Um futuro mais fragmentado — e mais volátil
No curto prazo, quem ganha é o consumidor. Mais competição tende a gerar mais cupons, mais promoções e, possivelmente, melhores condições para entregadores. Restaurantes também se beneficiam da redução (ou eliminação) das taxas cobradas pelas plataformas.
Mas o efeito de médio prazo é mais difícil de prever. O setor de delivery já opera com margens apertadas e alto nível de informalidade. A guerra de preços pode favorecer a concentração — e, paradoxalmente, gerar uma nova hegemonia, só que com sotaque estrangeiro.
Além disso, o modelo de “superapp” da Meituan e da 99Food impõe desafios adicionais ao ecossistema: aumenta a dependência tecnológica, altera as relações trabalhistas e muda a lógica de fidelização de clientes. O iFood, por sua vez, tenta deixar de ser apenas um app — quer se transformar em infraestrutura.

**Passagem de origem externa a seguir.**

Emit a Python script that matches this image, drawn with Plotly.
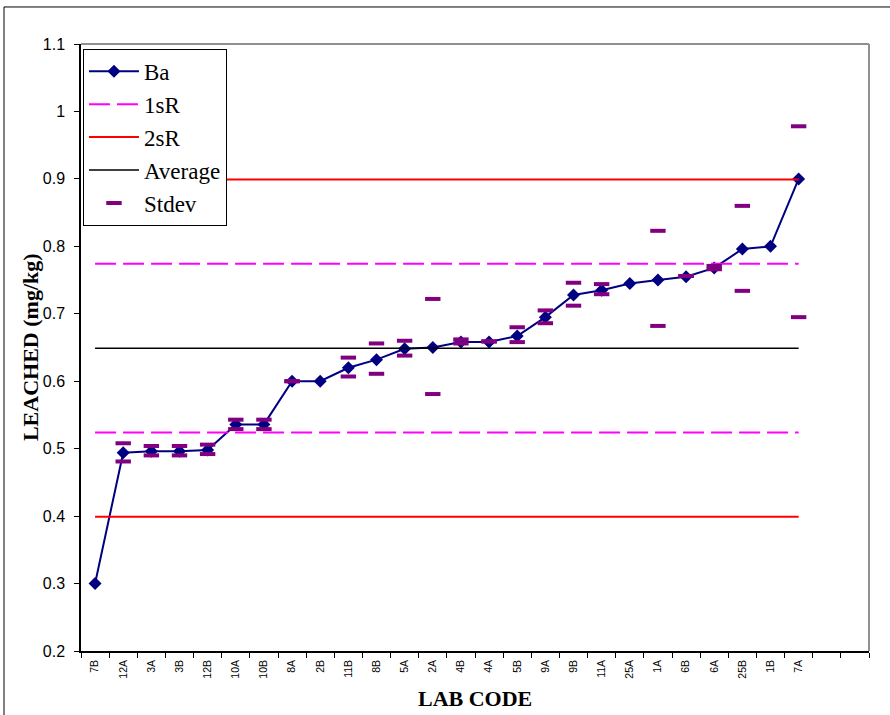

Algo como o “sistema operacional” da alimentação e do consumo cotidiano.
O mercado de delivery, que parecia já resolvido, voltou a ser um campo de disputa estratégica. Não se trata mais de quem entrega mais rápido ou quem cobra menos taxa. Trata-se de quem terá o controle da jornada digital dos brasileiros — do transporte ao pagamento, da refeição ao crédito. E, neste novo capítulo, o jogo está só começando.
Quem ganha a última milha?
A batalha final será na entrega. O app que conseguir ter mais entregadores disponíveis, mais rápidos e melhor remunerados tende a ganhar o consumidor na hora da fome.
A 99Food sai com um trunfo: 1,5 milhão de motoristas e entregadores cadastrados na base da 99. Pode cruzar oferta de transporte e delivery com inteligência logística e gerar ganhos de escala. A Meituan domina esse jogo na China. E o iFood ainda lidera no Brasil com estrutura própria, sistema de roteirização e entrega integrada em 1.500 cidades.Mas os entregadores também têm memória. Eles sabem quem paga rápido, quem trata como parceiro e quem entrega mais corridas por hora. O risco para o iFood não é só perder restaurantes ou consumidores. É perder quem faz a entrega acontecer.